Читаем Я унес Россию. Апология русской эмиграции полностью

Тогда, в декабрьские дни 1917 года, во мне жили два чувства: дневное и ночное. Дневное говорило: единственный путь — ехать на Дон и оттуда силой, железом подавлять всеобщий развал и бунт, дабы ввести страну в берега законности, правопорядка и отстоять идею Учредительного собрания. Но ночью меня охватывала жутко-пронизывающее чувство. Казалось, что Россия летит в пропасть и дна у этой пропасти нет и никогда не будет, что страна гибнет навсегда, навеки, Признаюсь, и теперь, через шестьдесят лет, ко мне то и дело возвращается это ночное чувство. Кажется, что стремительный лёт России в бездонную пропасть не кончился и через шестьдесят лет, что Россия все еще куда-то летит и летит, не достигая дна. А до дна дойдет только во всеобщем космическом атомном катаклизме, когда и она и другие страны превратятся в отравленные полупустыни с миллионами трупов. Вот тогда ленинская “авантюра во всемирном масштабе” закончится. Дно будет наконец-то достигнуто.

Итак, в сочельник 1917 года я и брат (скончавшийся в 1945 году во Франции) решили ехать к Корнилову на Дон на вооруженную борьбу с большевизмом. Нас было шестеро “толстопятых” пензяков: Борис Иванов (нынче в Америке, в Детройте), Н.Покровский (отбыл советский концлагерь, умер в Болгарии), Эраст Вашенко (убит в “ледяном походе”, на Кубани) и Дм. Ягодин (мой однополчанин и друг, прапорщик из бывших семинаристов).
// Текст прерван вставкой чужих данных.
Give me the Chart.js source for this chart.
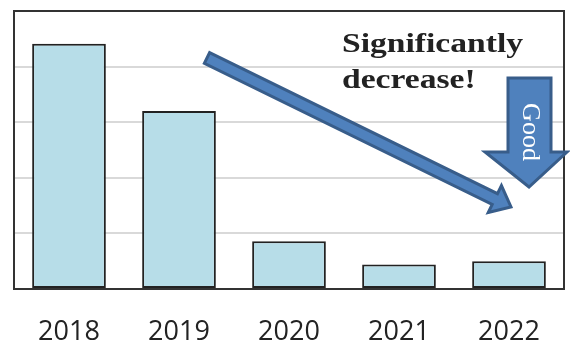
<!DOCTYPE html>
<html>
<head>
<meta charset="utf-8">
<script src="https://cdn.jsdelivr.net/npm/chart.js@4"></script>
<style>
  html, body { margin: 0; padding: 0; background: #fff; }
  #wrap { width: 570px; height: 345px; }
</style>
</head>
<body>
<div id="wrap"><canvas id="myChart"></canvas></div>
<script>
const years = ['2018', '2019', '2020', '2021', '2022'];
const values = [4.41, 3.2, 0.86, 0.44, 0.5];
const yTicks = [0, 1, 2, 3, 4, 5];
const noteLines = ['Significantly', 'decrease!'];
const goodLabel = 'Good';

// frame + callouts drawn on top of the chart
const decorations = {
  id: 'decorations',
  beforeDatasetsDraw(chart) {
    const { ctx, chartArea: a } = chart;
    ctx.save();
    ctx.strokeStyle = '#333';
    ctx.lineWidth = 2;
    ctx.strokeRect(a.left, a.top, a.right - a.left, a.bottom - a.top);
    ctx.restore();
  },
  afterDraw(chart) {
    const { ctx } = chart;
    ctx.save();

    // big diagonal arrow
    const x0 = 207, y0 = 58, x1 = 511, y1 = 207;
    const ang = Math.atan2(y1 - y0, x1 - x0);
    const headLen = 18, headW = 15, shaft = 6;
    ctx.translate(x0, y0);
    ctx.rotate(ang);
    const len = Math.hypot(x1 - x0, y1 - y0);
    ctx.beginPath();
    ctx.moveTo(0, -shaft);
    ctx.lineTo(len - headLen, -shaft);
    ctx.lineTo(len - headLen, -headW);
    ctx.lineTo(len, 0);
    ctx.lineTo(len - headLen, headW);
    ctx.lineTo(len - headLen, shaft);
    ctx.lineTo(0, shaft);
    ctx.closePath();
    ctx.fillStyle = '#4f81bd';
    ctx.fill();
    ctx.strokeStyle = '#385d8a';
    ctx.lineWidth = 3;
    ctx.lineJoin = 'miter';
    ctx.stroke();
    ctx.setTransform(1, 0, 0, 1, 0, 0);

    // "Good" down arrow
    ctx.beginPath();
    ctx.moveTo(508, 78);
    ctx.lineTo(551, 78);
    ctx.lineTo(551, 152);
    ctx.lineTo(567, 152);
    ctx.lineTo(529, 187);
    ctx.lineTo(485, 152);
    ctx.lineTo(508, 152);
    ctx.closePath();
    ctx.fillStyle = '#4f81bd';
    ctx.fill();
    ctx.strokeStyle = '#385d8a';
    ctx.lineWidth = 3;
    ctx.stroke();

    ctx.translate(530, 132);
    ctx.rotate(Math.PI / 2);
    ctx.fillStyle = '#fff';
    ctx.font = '26px "Liberation Serif"';
    ctx.textAlign = 'center';
    ctx.textBaseline = 'middle';
    ctx.fillText(goodLabel, 0, 0);
    ctx.setTransform(1, 0, 0, 1, 0, 0);

    // text note (slightly stretched like the original)
    ctx.fillStyle = '#222';
    ctx.font = 'bold 28px "Liberation Serif"';
    ctx.textAlign = 'left';
    ctx.textBaseline = 'alphabetic';
    ctx.translate(342, 0);
    ctx.scale(1.2, 1);
    ctx.fillText(noteLines[0], 0, 52);
    ctx.fillText(noteLines[1], 0, 88);
    ctx.restore();
  }
};

const data = {
  labels: years,
  datasets: [{
    data: values,
    backgroundColor: '#b7dde8',
    borderColor: '#222',
    borderWidth: 2,
    borderSkipped: false,
    barPercentage: 0.67,
    categoryPercentage: 1
  }]
};

const config = {
  type: 'bar',
  data: data,
  options: {
    responsive: true,
    maintainAspectRatio: false,
    animation: false,
    layout: { padding: { left: 14, top: 11, right: 6, bottom: 0 } },
    plugins: {
      legend: { display: false },
      tooltip: { enabled: false }
    },
    scales: {
      x: {
        afterFit(axis) { axis.height = 56; },
        grid: { display: false, drawTicks: false },
        border: { color: '#333', width: 2 },
        ticks: {
          color: '#222',
          padding: 27,
          font: { family: '"Open Sans"', size: 27 }
        }
      },
      y: {
        min: yTicks[0],
        max: yTicks[yTicks.length - 1],
        afterBuildTicks(axis) { axis.ticks = yTicks.map(v => ({ value: v })); },
        ticks: { display: false },
        grid: { color: '#d9d9d9', lineWidth: 2, drawTicks: false },
        border: { color: '#333', width: 2 }
      }
    }
  },
  plugins: [decorations]
};

var myChart = new Chart(document.getElementById('myChart'), config);
</script>
</body>
</html>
До Новочеркасска добрались с подложными документами. Через день-два пошли записываться в бюро Добровольческой армии. Представились заведующему — гвардии полковнику Хованскому. Вылощенный, пшютоватый петербуржец, “аристократически” растягивая слова, сказал нам: “Поступая в нашу (это он подчеркнул) армию, вы должны прежде всего помнить, что это не какая-нибудь рабоче-крестьянская армия, а офицерская!”. Прием Хованским меня поразил. “Неужели, — думал я, — он не хочет, чтобы это была народная армия, а хочет только офицерскую?” На Дмитрия Ягодина прием произвел такое впечатление, что на другой же день он решил ехать назад в Пензу. Он долго уговаривал и меня. “Разве ты не видишь, — говорил он, — что такая “офицерская” армия победить никогда не сможет?”. В глубине души я чувствовал, что Дмитрий прав. Но психологически я для себя “отрезал все концы”. И я остался. Не одни же Хованские в армии, думал я— мы приехали к казаку Корнилову.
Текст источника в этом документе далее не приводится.